Türkiye’nin ‘elinde’ sadece Katar kaldı
Türkiye’nin ‘elinde’ yabancı yatırımcı olarak sadece Katar’ın kaldığını, Katar’ın da her türlü rolü oymadığını ifade eden Sönmez’e göre bu anlaşmalar da ‘biz toparlanıyoruz, biraz dağılmıştık, ama iyi şeyler yapmaya başladık, kadro değiştirdik, kan değişimi yaptık, bunun sonucu olarak bakın Katar bize yatırıma geldi’ mesajlarını vermeye yönelik: “Elde de yalnız yabancı diye Katar var. Katar’dan başka yabancımız yok. Türkiye o kadar yalnızlaştırıldı, ıssızlaştırıldı ki böyle bir senaryoda da zoraki olarak Katar’ı oynatıyor, başka kimse yok çünkü. Katar da her rolü oynuyor, hiç itirazı yok. Ona da bu senaryoda gelip bir yandan Ferit Şahenk’ten İstinyePark’ı almak, borsanın yüzde 10’unu almak, Antalya Limanı’nı almak, Haliç Port’a talip olmak gibi dolgun, okkalı bir rol vermişler. O da bunu oynuyor.
Kimse ciddiye almıyor
Sputnik’in haberine göre, Katar ile 10 anlaşmanın da yanında Cumhurbaşkanı Erdoğan, İstanbul Boğazına paralel yapay bir kanal inşasını ihtiva eden ‘Kanal İstanbul’ projesini de dış dünyaya yönelik yeni bi hamle olarak ortaya atarken, Katar’ın burada satın aldığı arazileri hatırlatan Mustafa Sönmez, oysa resmiyete dökülmüş bir projenin ortaya bulunmadığını kaydetti.
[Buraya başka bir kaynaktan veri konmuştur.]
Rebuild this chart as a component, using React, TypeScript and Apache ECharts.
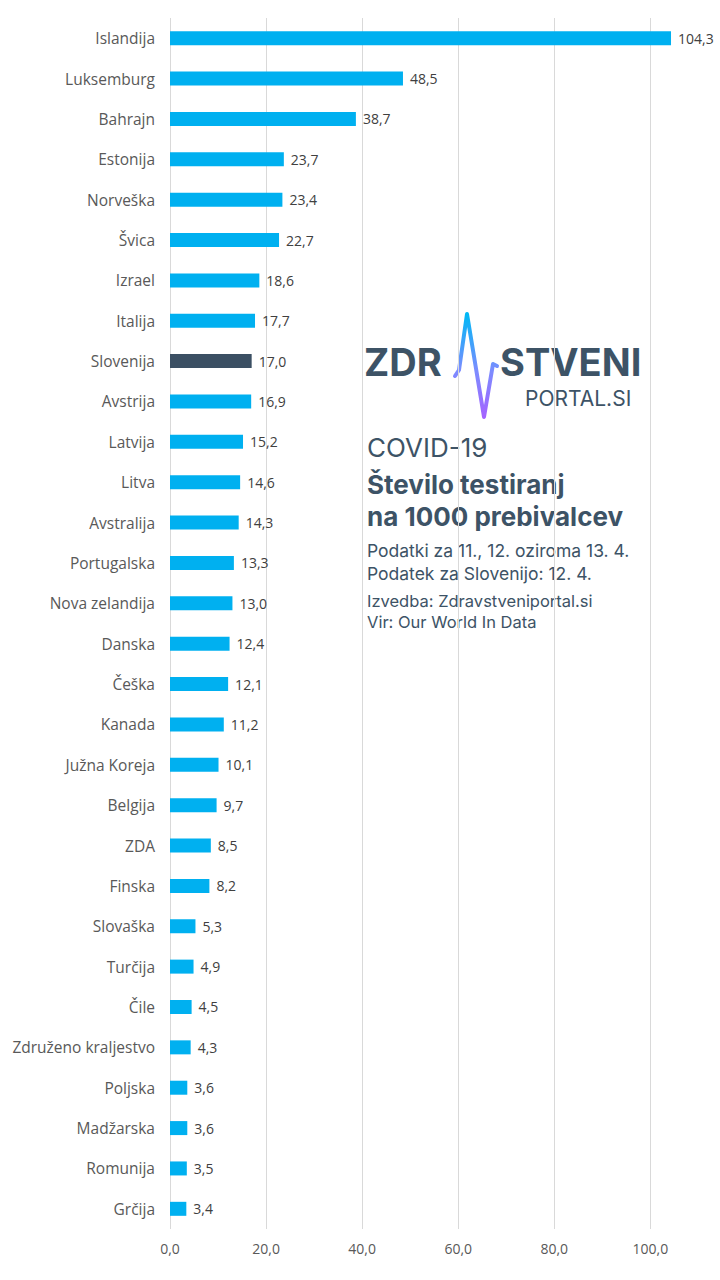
import React, { useEffect, useRef } from "react";
import * as echarts from "echarts";

const categories = [
  "Islandija", "Luksemburg", "Bahrajn", "Estonija", "Norveška", "Švica", "Izrael", "Italija",
  "Slovenija", "Avstrija", "Latvija", "Litva", "Avstralija", "Portugalska", "Nova zelandija",
  "Danska", "Češka", "Kanada", "Južna Koreja", "Belgija", "ZDA", "Finska", "Slovaška",
  "Turčija", "Čile", "Združeno kraljestvo", "Poljska", "Madžarska", "Romunija", "Grčija",
];
const values = [
  104.3, 48.5, 38.7, 23.7, 23.4, 22.7, 18.6, 17.7, 17.0, 16.9, 15.2, 14.6, 14.3, 13.3, 13.0,
  12.4, 12.1, 11.2, 10.1, 9.7, 8.5, 8.2, 5.3, 4.9, 4.5, 4.3, 3.6, 3.6, 3.5, 3.4,
];
const highlighted = "Slovenija";
const titleLines = ["COVID-19", "Število testiranj", "na 1000 prebivalcev"];
const noteLines = ["Podatki za 11., 12. oziroma 13. 4.", "Podatek za Slovenijo: 12. 4."];
const sourceLines = ["Izvedba: Zdravstveniportal.si", "Vir: Our World In Data"];

const BLUE = "#00b0f0";
const DARK = "#3b4f63";
const TXT = "#3d5366";
const FONT = "'Open Sans', 'Noto Sans', sans-serif";
const TFONT = "Inter, 'Open Sans', sans-serif";

export default function App() {
  const ref = useRef<HTMLDivElement>(null);
  useEffect(() => {
    document.body.style.margin = "0";
    const chart = echarts.init(ref.current!, null, { renderer: "svg" });
    const fmt = (v: number) => v.toFixed(1).replace(".", ",");
    const grey = "#d9d9d9";
    const txt = (x: number, y: number, text: string, font: string) => ({
      type: "text",
      x,
      y,
      style: { text, fill: TXT, font, verticalAlign: "middle" },
    });
    chart.setOption({
      animation: false,
      backgroundColor: "#ffffff",
      grid: { left: 170, right: 12, top: 18, bottom: 51, containLabel: false },
      xAxis: {
        type: "value",
        min: 0,
        max: 112,
        interval: 20,
        axisLine: { show: false },
        axisTick: { show: false },
        splitLine: {
          show: true,
          lineStyle: { color: [grey, grey, grey, grey, grey, grey, "rgba(0,0,0,0)"], width: 1 },
        },
        axisLabel: {
          formatter: (v: number) => (v % 20 === 0 ? fmt(v) : ""),
          color: "#595959",
          fontFamily: FONT,
          fontSize: 14,
          margin: 12,
        },
      },
      yAxis: {
        type: "category",
        inverse: true,
        data: categories,
        axisLine: { show: false },
        axisTick: { show: false },
        axisLabel: { color: "#595959", fontFamily: FONT, fontSize: 15.5, margin: 15 },
      },
      series: [
        {
          type: "bar",
          data: values.map((v, i) => ({
            value: v,
            itemStyle: { color: categories[i] === highlighted ? DARK : BLUE },
          })),
          barWidth: 14,
          label: {
            show: true,
            position: "right",
            distance: 7,
            formatter: (p: any) => fmt(p.value),
            color: "#404040",
            fontFamily: FONT,
            fontSize: 14,
          },
        },
      ],
      graphic: [
        txt(364, 362, "ZDR", `bold 38px ${TFONT}`),
        txt(500, 362, "STVENI", `bold 38px ${TFONT}`),
        txt(525, 398, "PORTAL.SI", `21px ${TFONT}`),
        {
          type: "polyline",
          shape: {
            points: [
              [455, 376], [459, 370], [467, 314], [484, 417], [493, 364], [497, 366],
            ],
          },
          style: {
            lineWidth: 4,
            lineCap: "round",
            lineJoin: "round",
            fill: "none",
            stroke: new echarts.graphic.LinearGradient(0, 0, 0, 1, [
              { offset: 0, color: "#00b8f5" },
              { offset: 0.55, color: "#7c8cff" },
              { offset: 1, color: "#a463ff" },
            ]),
          },
        },
        txt(367, 447, titleLines[0], `26px ${TFONT}`),
        txt(367, 484, titleLines[1], `bold 26px ${TFONT}`),
        txt(367, 516, titleLines[2], `bold 26px ${TFONT}`),
        txt(367, 550, noteLines[0], `17.5px ${TFONT}`),
        txt(367, 573, noteLines[1], `17.5px ${TFONT}`),
        txt(367, 601, sourceLines[0], `16.5px ${TFONT}`),
        txt(367, 622, sourceLines[1], `16.5px ${TFONT}`),
      ],
    });
    return () => chart.dispose();
  }, []);
  return <div ref={ref} style={{ width: 720, height: 1280 }} />;
}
Sönmez, devlet projesi olarak ‘Kanal İstanbul’ diye bir projenin geçmediğini, zaten bunun için kamu parası da bulunmadığını, ancak burası inşa edilecekmiş gibi bir şehir planlandığını belirtirken, uluslar arası planda kimsenin bu projeyi ciddiye almadığı değerlendirmesinde bulundu.